[EXERCISE]:
Beginning with the first line, set down every line through the one containing "according to age", exactly as it appears, but not the pictures.

[DATA BLOCK]:
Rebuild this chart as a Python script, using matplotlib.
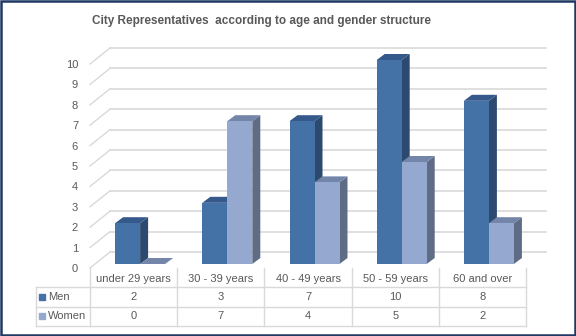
import matplotlib.pyplot as plt
from matplotlib.patches import Polygon, Rectangle

categories = ["under 29 years", "30 - 39 years", "40 - 49 years", "50 - 59 years", "60 and over"]
men = [2, 3, 7, 10, 8]
women = [0, 7, 4, 5, 2]
series_names = ["Men", "Women"]
y_ticks = list(range(0, 11))
title = "City Representatives  according to age and gender structure"

W, H = 576, 336
TEXT = "#595959"
GRID = "#D9D9D9"
MEN_C = ("#4472A6", "#35598A", "#2C4A70")      # front, top, side
WOMEN_C = ("#95A9D0", "#7385A8", "#5E6C86")

plt.rcParams["font.family"] = ["Liberation Sans", "DejaVu Sans"]

fig = plt.figure(figsize=(W / 100, H / 100), dpi=100)


def px_box(x0, y0, x1, y1):
    # pixel box (top-left origin) -> figure rect
    return [x0 / W, 1 - y1 / H, (x1 - x0) / W, (y1 - y0) / H]


# plot area: front floor edge from x=90..526, value 0..10 at y=268..64
ax = fig.add_axes(px_box(90, 64, 526, 268))
n = len(categories)
ax.set_xlim(-0.5, n - 0.5)
ax.set_ylim(0, 10)
for s in ax.spines.values():
    s.set_visible(False)
ax.set_xticks([])
ax.set_yticks(y_ticks)
ax.tick_params(axis="y", length=0, pad=8.6, labelsize=8, labelcolor=TEXT)

xu = n / 436.0   # data units per pixel
yu = 10 / 204.0

# back and side walls (3d depth offset)
wx, wy = 20 * xu, 16 * yu
for v in y_ticks:
    ax.plot([-0.5, -0.5 + wx], [v, v + wy], color=GRID, lw=1, zorder=0.5, clip_on=False)
    ax.plot([-0.5 + wx, n - 0.5 + wx], [v + wy, v + wy], color=GRID, lw=1.2,
            zorder=0.5, clip_on=False)

bw = 25 * xu
shift_x, lift = 6.5 * xu, 4 * yu
dx, dy = 8 * xu, 6 * yu


def bar3d(x0, h, colors):
    front, top, side = colors
    x1 = x0 + bw
    y0, y1 = lift, lift + h
    ax.add_patch(Polygon([(x1, y0), (x1 + dx, y0 + dy), (x1 + dx, y1 + dy), (x1, y1)],
                         closed=True, fc=side, ec="none", zorder=3, clip_on=False))
    ax.add_patch(Polygon([(x0, y1), (x0 + dx, y1 + dy), (x1 + dx, y1 + dy), (x1, y1)],
                         closed=True, fc=top, ec="none", zorder=3, clip_on=False))
    ax.bar(x0, h, width=bw, bottom=y0, align="edge", color=front, lw=0,
           zorder=3, clip_on=False)


for i in range(n):
    c = i + shift_x
    bar3d(c - bw, men[i], MEN_C)
    bar3d(c, women[i], WOMEN_C)

# data table underneath
lab_w = 54 * xu
tx = fig.add_axes(px_box(36, 268, 526, 326))
tx.set_xlim(-0.5 - lab_w, n - 0.5)
tx.set_ylim(3, 0)
tx.axis("off")
x_left = -0.5 - lab_w
for r in (1, 2, 3):
    tx.plot([x_left, n - 0.5], [r, r], color=GRID, lw=1, clip_on=False)
tx.plot([x_left, x_left], [1, 3], color=GRID, lw=1, clip_on=False)
for i in range(n + 1):
    tx.plot([i - 0.5, i - 0.5], [0, 3], color=GRID, lw=1, clip_on=False)

for i, cat in enumerate(categories):
    tx.text(i, 0.55, cat, ha="center", va="center", fontsize=8, color=TEXT)
    tx.text(i, 1.5, str(men[i]), ha="center", va="center", fontsize=8, color=TEXT)
    tx.text(i, 2.5, str(women[i]), ha="center", va="center", fontsize=8, color=TEXT)

for r, (name, colors) in enumerate(zip(series_names, (MEN_C, WOMEN_C))):
    tx.plot(x_left + 5.5 * xu, r + 1.5, marker="s", ms=5, color=colors[0], clip_on=False)
    tx.text(x_left + 12 * xu, r + 1.5, name, ha="left", va="center", fontsize=8, color=TEXT)

fig.text(262 / W, 1 - 24 / H, title, ha="center", va="baseline", fontsize=8.5,
         fontweight="bold", color=TEXT)

fig.patches.append(Rectangle((1.25 / W, 1.25 / H), 1 - 2.5 / W, 1 - 2.5 / H,
                             transform=fig.transFigure, fill=False,
                             ec="#1F3864", lw=1.8))

fig.savefig("out.png", dpi=100)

[PROBLEM SOLUTION]:
Rebuild this chart as a Python script, using matplotlib.
import matplotlib.pyplot as plt
from matplotlib.patches import Polygon, Rectangle

categories = ["under 29 years", "30 - 39 years", "40 - 49 years", "50 - 59 years", "60 and over"]
men = [2, 3, 7, 10, 8]
women = [0, 7, 4, 5, 2]
series_names = ["Men", "Women"]
y_ticks = list(range(0, 11))
title = "City Representatives  according to age and gender structure"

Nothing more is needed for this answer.